-- Start --

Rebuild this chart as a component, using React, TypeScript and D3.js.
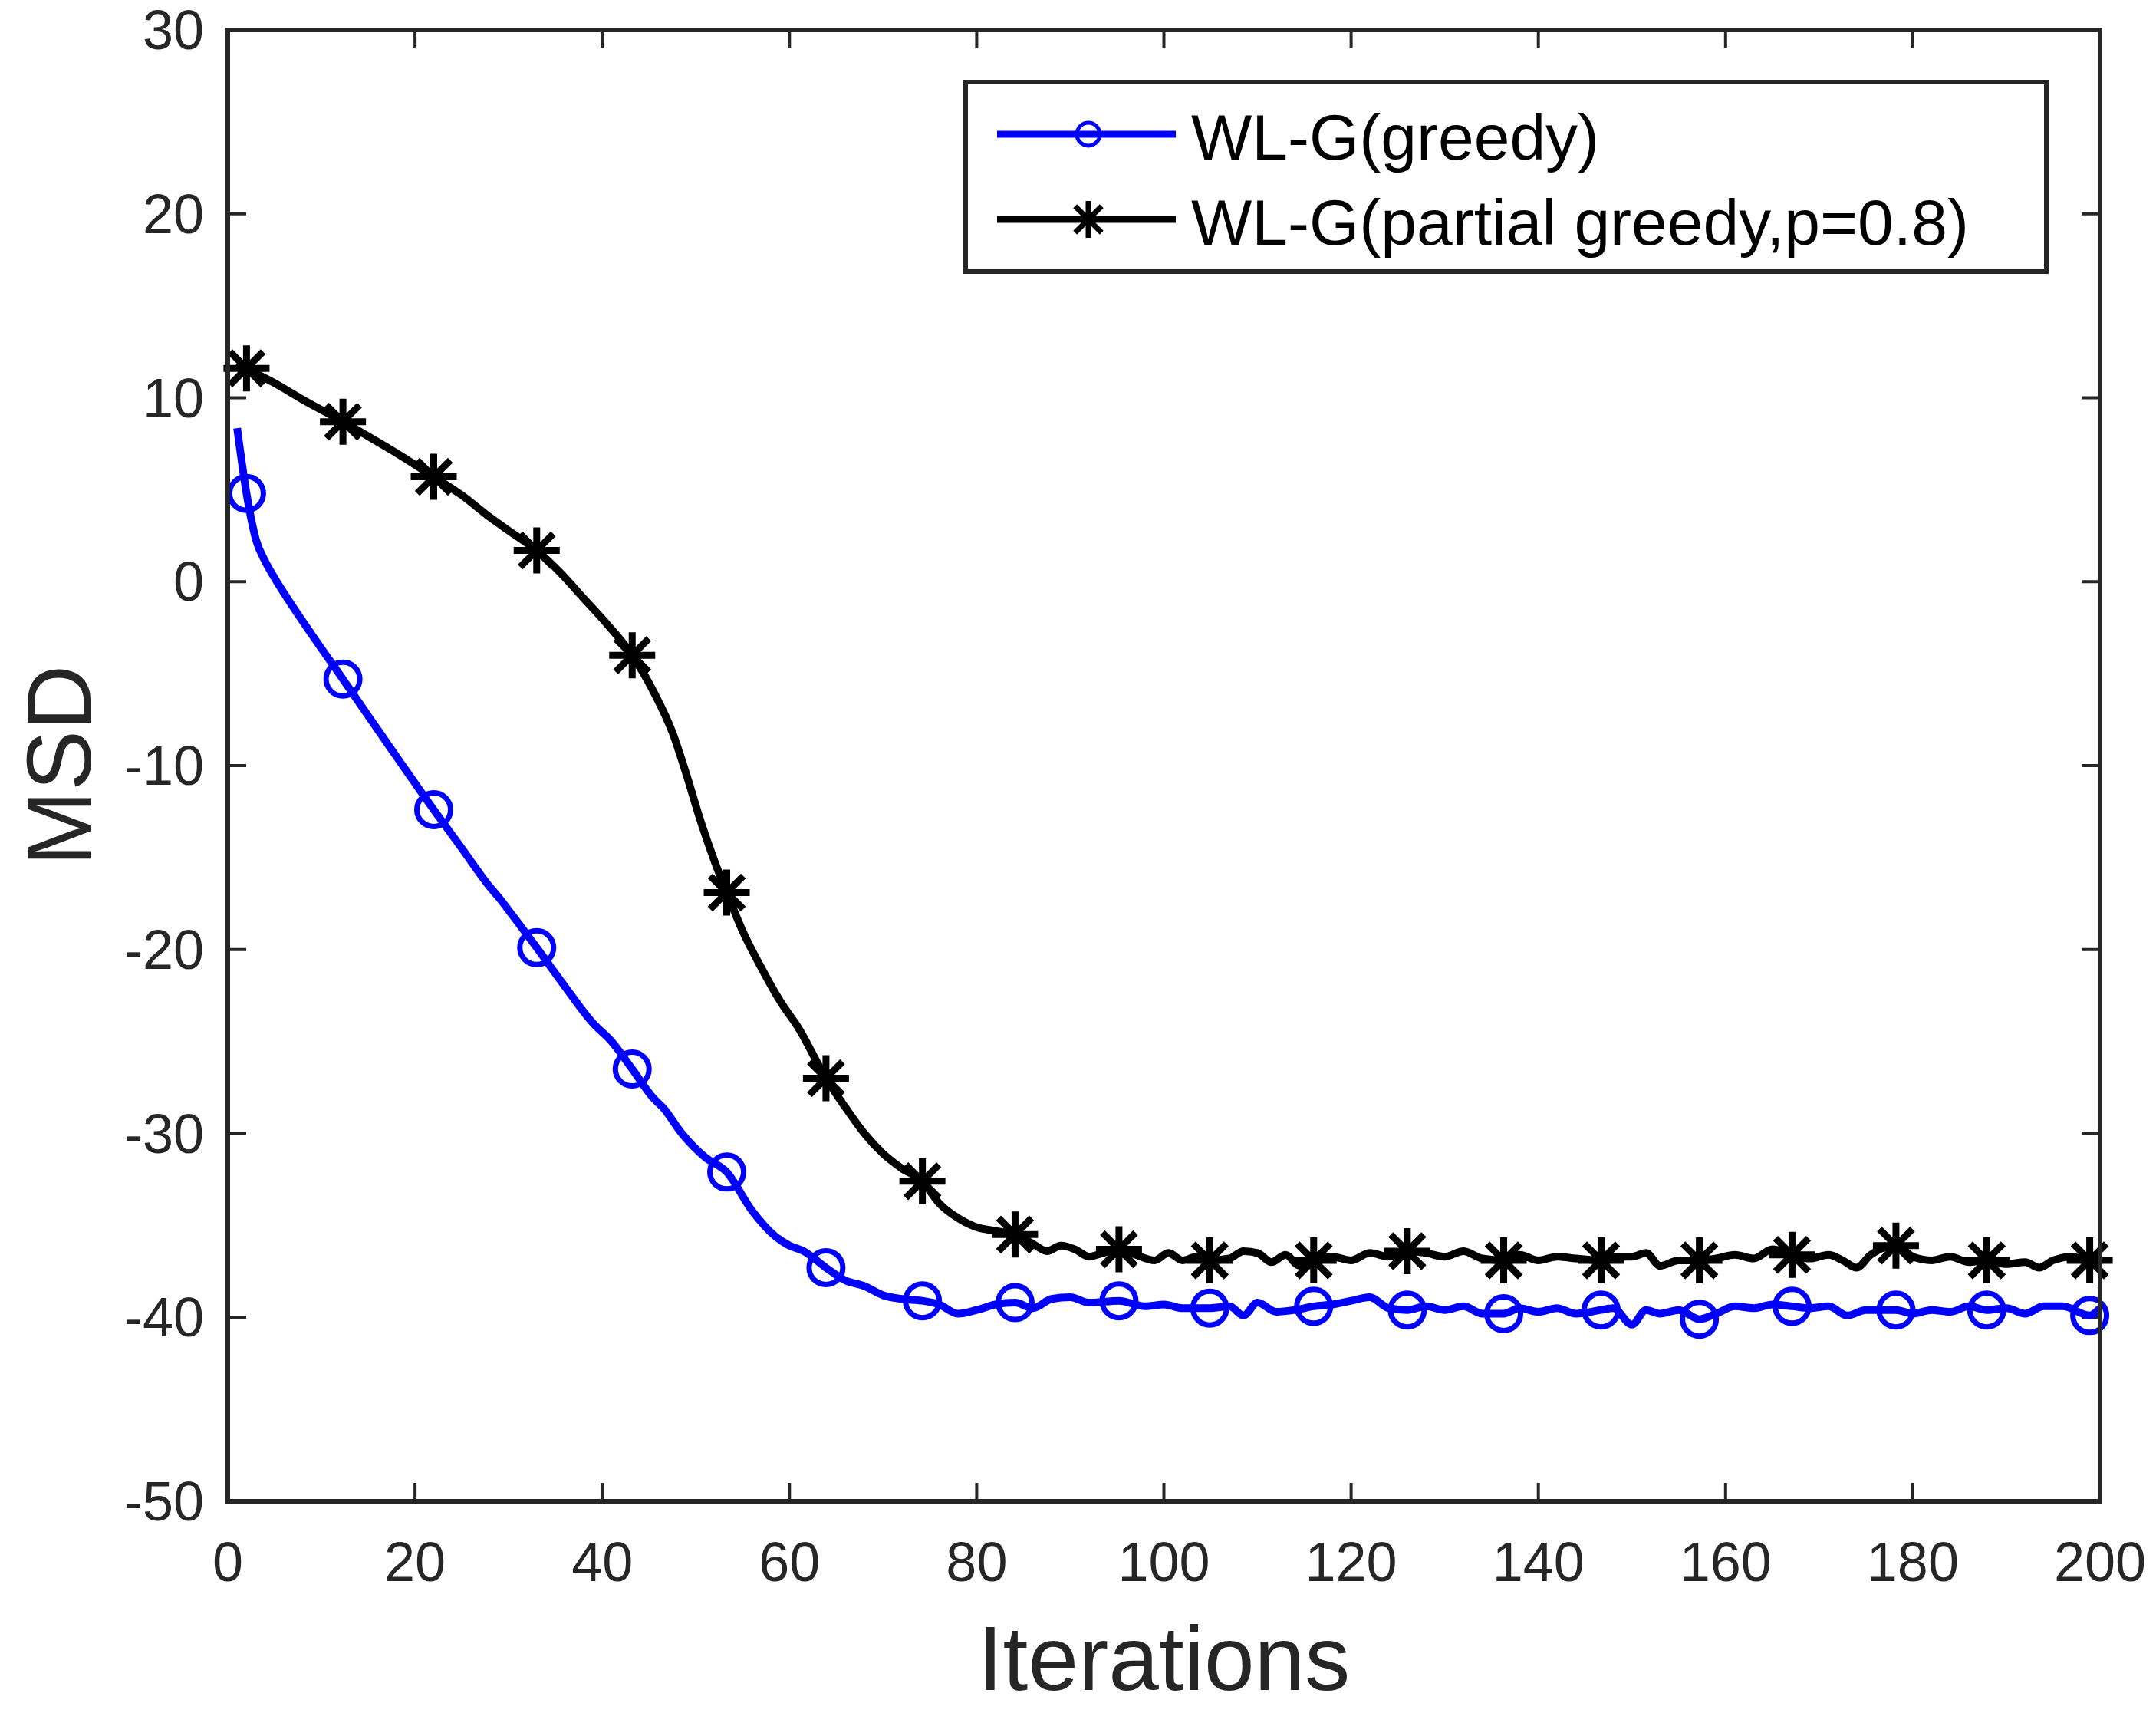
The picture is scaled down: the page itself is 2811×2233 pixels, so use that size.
// MSD vs iterations, WL-G greedy vs partial greedy
import * as d3 from "d3"

// WL-G(greedy) learning curve
const greedyIter = [
  1, 2, 3, 4, 5, 7, 9, 12.3, 15, 18, 22, 25, 28, 29, 30.5, 33, 36, 39, 41, 43.2,
  45.5, 46.5, 48.5, 51, 53.3, 56, 58.5, 60, 61.5, 63.9, 66, 68, 70, 72, 74.2, 76, 78, 80, 82, 84.1,
  86, 88, 90, 92, 95.2, 98, 100, 102, 104.9, 107, 108.5, 110, 112, 114, 116, 118, 120, 122, 124, 126,
  128, 130, 132, 134, 136.3, 138, 140, 142, 144, 146.7, 148, 150, 151.5, 153, 155, 157.2, 159, 161, 163, 165,
  167.1, 169, 171, 173, 175, 178.2, 180, 182, 184, 186, 187.9, 190, 192, 194, 196, 198.9, 200,
]
const greedyMsd = [
  8.35, 4.8, 2.3, 1.1, 0.2, -1.4, -2.9, -5.3, -7.3, -9.5, -12.4, -14.5, -16.6, -17.2, -18.2, -19.9, -22.0, -24.0, -25.0, -26.5,
  -28.1, -28.6, -30.0, -31.3, -32.1, -34.2, -35.6, -36.1, -36.4, -37.3, -38.0, -38.3, -38.8, -39.0, -39.1, -39.3, -39.8, -39.6, -39.3, -39.2,
  -39.5, -39.0, -38.9, -39.2, -39.1, -39.4, -39.3, -39.5, -39.5, -39.4, -39.9, -39.2, -39.7, -39.6, -39.4, -39.3, -39.1, -38.9, -39.5, -39.6,
  -39.4, -39.6, -39.4, -39.8, -39.8, -39.5, -39.7, -39.5, -39.8, -39.6, -39.5, -40.4, -39.6, -39.8, -39.6, -40.1, -39.8, -39.4, -39.5, -39.3,
  -39.4, -39.5, -39.4, -39.9, -39.6, -39.6, -39.8, -39.6, -39.7, -39.4, -39.6, -39.5, -39.8, -39.4, -39.4, -39.9, -39.5,
]

// WL-G(partial greedy, p=0.8) learning curve
const partialIter = [
  1, 2, 5, 8, 12.3, 15, 18, 22, 25, 28, 30.5, 33, 35.5, 38, 40.5, 43.2, 45.5, 47.5, 49, 50.5,
  52, 53.3, 55, 57, 59, 61, 63.9, 66, 68, 70, 72, 74.2, 76, 78, 80, 82, 84.1, 86, 87.5, 89,
  90.5, 92, 93.5, 95.2, 97, 99, 100.5, 102, 103.5, 104.9, 107, 108.5, 110, 111.5, 113, 114.5, 116, 118, 120, 122,
  124, 126, 128, 130, 132, 134, 136.3, 138, 140, 142, 144, 146.7, 148, 150, 151.5, 153, 155, 157.2, 159, 161,
  163, 165, 167.1, 169, 171, 172.5, 174, 175.5, 178.2, 180, 182, 184, 186, 187.9, 190, 192, 193.5, 195, 197, 198.9, 200,
]
const partialMsd = [
  11.9, 11.6, 10.8, 9.9, 8.7, 7.9, 7.0, 5.7, 4.7, 3.5, 2.6, 1.7, 0.5, -0.9, -2.3, -4.0, -6.0, -8.2, -10.5, -13.0,
  -15.2, -16.9, -19.0, -21.0, -22.8, -24.3, -27.0, -28.6, -30.0, -31.1, -31.9, -32.6, -33.8, -34.6, -35.1, -35.3, -35.5, -36.0, -36.4, -36.1,
  -36.3, -36.7, -36.5, -36.3, -36.6, -36.9, -36.5, -36.9, -36.7, -36.9, -36.8, -36.4, -36.5, -37.0, -36.6, -37.2, -36.9, -36.7, -36.9, -36.5,
  -36.7, -36.4, -36.5, -36.7, -36.4, -36.8, -36.9, -36.6, -36.9, -36.7, -36.8, -36.9, -36.7, -36.7, -36.5, -37.2, -36.9, -36.9, -36.8, -36.6,
  -36.8, -36.3, -36.6, -36.8, -36.6, -36.9, -37.3, -36.6, -36.1, -36.7, -36.9, -36.7, -37.0, -36.9, -37.1, -37.0, -37.3, -36.9, -36.7, -36.9, -36.7,
]

// iterations where the markers sit (same for both curves)
const markerIter = [2, 12.3, 22, 33, 43.2, 53.3, 63.9, 74.2, 84.1, 95.2, 104.9, 116, 126, 136.3, 146.7, 157.2, 167.1, 178.2, 187.9, 198.9]

const xTicks = [0, 20, 40, 60, 80, 100, 120, 140, 160, 180, 200]
const yTicks = [-50, -40, -30, -20, -10, 0, 10, 20, 30]

const legendLabels = ["WL-G(greedy)", "WL-G(partial greedy,p=0.8)"]

const W = 2811
const H = 2233
const margin = { left: 297, right: W - 2738, top: 39, bottom: H - 1957 }
const FONT = "'Liberation Sans', Arial, Helvetica, sans-serif"
const AXIS = "#262626"

const x = d3.scaleLinear().domain([0, 200]).range([margin.left, W - margin.right])
const y = d3.scaleLinear().domain([-50, 30]).range([H - margin.bottom, margin.top])

const line = d3.line<[number, number]>()
  .x(d => x(d[0]))
  .y(d => y(d[1]))
  .curve(d3.curveMonotoneX)

function starPath(cx: number, cy: number, r: number) {
  const d = r * 0.72
  return `M${cx - r},${cy}H${cx + r}M${cx},${cy - r}V${cy + r}` +
    `M${cx - d},${cy - d}L${cx + d},${cy + d}M${cx - d},${cy + d}L${cx + d},${cy - d}`
}

export default function App() {
  const greedy = greedyIter.map((t, i) => [t, greedyMsd[i]] as [number, number])
  const partial = partialIter.map((t, i) => [t, partialMsd[i]] as [number, number])
  const pick = (pts: [number, number][]) =>
    markerIter.map(t => pts.find(p => p[0] === t)!).filter(Boolean)

  const x0 = x.range()[0], x1 = x.range()[1]
  const y0 = y.range()[0], y1 = y.range()[1]
  const tickLen = 24

  // legend geometry
  const lg = { x: 1259, y: 107, w: 2668 - 1259, h: 354 - 107 }
  const rows = [175, 286]

  return (
    <svg width={W} height={H} style={{ position: "absolute", left: 0, top: 0, background: "#fff" }}
      fontFamily={FONT}>
      <rect x={0} y={0} width={W} height={H} fill="#fff" />

      {/* ticks */}
      <g stroke={AXIS} strokeWidth={4}>
        {xTicks.map(t => (
          <g key={"xt" + t}>
            <line x1={x(t)} x2={x(t)} y1={y0} y2={y0 - tickLen} />
            <line x1={x(t)} x2={x(t)} y1={y1} y2={y1 + tickLen} />
          </g>
        ))}
        {yTicks.map(t => (
          <g key={"yt" + t}>
            <line x1={x0} x2={x0 + tickLen} y1={y(t)} y2={y(t)} />
            <line x1={x1} x2={x1 - tickLen} y1={y(t)} y2={y(t)} />
          </g>
        ))}
      </g>

      {/* tick labels */}
      <g fill={AXIS} fontSize={72}>
        {xTicks.map(t => (
          <text key={"xl" + t} x={x(t)} y={2061} textAnchor="middle">{t}</text>
        ))}
        {yTicks.map(t => (
          <text key={"yl" + t} x={266} y={y(t) + 25} textAnchor="end">{t}</text>
        ))}
      </g>

      {/* axis labels */}
      <text x={(x0 + x1) / 2} y={2203} textAnchor="middle" fontSize={118} fill={AXIS}>Iterations</text>
      <text transform={`translate(118,${(y0 + y1) / 2}) rotate(-90)`} textAnchor="middle" fontSize={118} fill={AXIS}>MSD</text>

      {/* curves */}
      <path d={line(greedy)!} fill="none" stroke="#0000ff" strokeWidth={10} strokeLinejoin="round" />
      <path d={line(partial)!} fill="none" stroke="#000" strokeWidth={10} strokeLinejoin="round" />

      {pick(greedy).map((p, i) => (
        <circle key={"gm" + i} cx={x(p[0])} cy={y(p[1])} r={22} fill="none" stroke="#0000ff" strokeWidth={7} />
      ))}
      {pick(partial).map((p, i) => (
        <path key={"pm" + i} d={starPath(x(p[0]), y(p[1]), 30)} fill="none" stroke="#000" strokeWidth={9} />
      ))}

      {/* axes box */}
      <rect x={x0} y={y1} width={x1 - x0} height={y0 - y1} fill="none" stroke={AXIS} strokeWidth={6} />

      {/* legend */}
      <rect x={lg.x} y={lg.y} width={lg.w} height={lg.h} fill="#fff" stroke={AXIS} strokeWidth={6} />
      <line x1={1300} x2={1533} y1={rows[0]} y2={rows[0]} stroke="#0000ff" strokeWidth={9} />
      <circle cx={1419} cy={rows[0]} r={15} fill="none" stroke="#0000ff" strokeWidth={5} />
      <line x1={1300} x2={1533} y1={rows[1]} y2={rows[1]} stroke="#000" strokeWidth={9} />
      <path d={starPath(1419, rows[1], 24)} fill="none" stroke="#000" strokeWidth={7} />
      <text x={1553} y={208} fontSize={84} fill="#000">{legendLabels[0]}</text>
      <text x={1553} y={319} fontSize={84} fill="#000">{legendLabels[1]}</text>
    </svg>
  )
}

-- End --

▶ The task
The lines from the top of the data above through the one holding "import * as" are to be repeated exactly, and only those, with no pictures.

▶ Response for this exercise
Rebuild this chart as a component, using React, TypeScript and D3.js.
The picture is scaled down: the page itself is 2811×2233 pixels, so use that size.
// MSD vs iterations, WL-G greedy vs partial greedy
import * as d3 from "d3"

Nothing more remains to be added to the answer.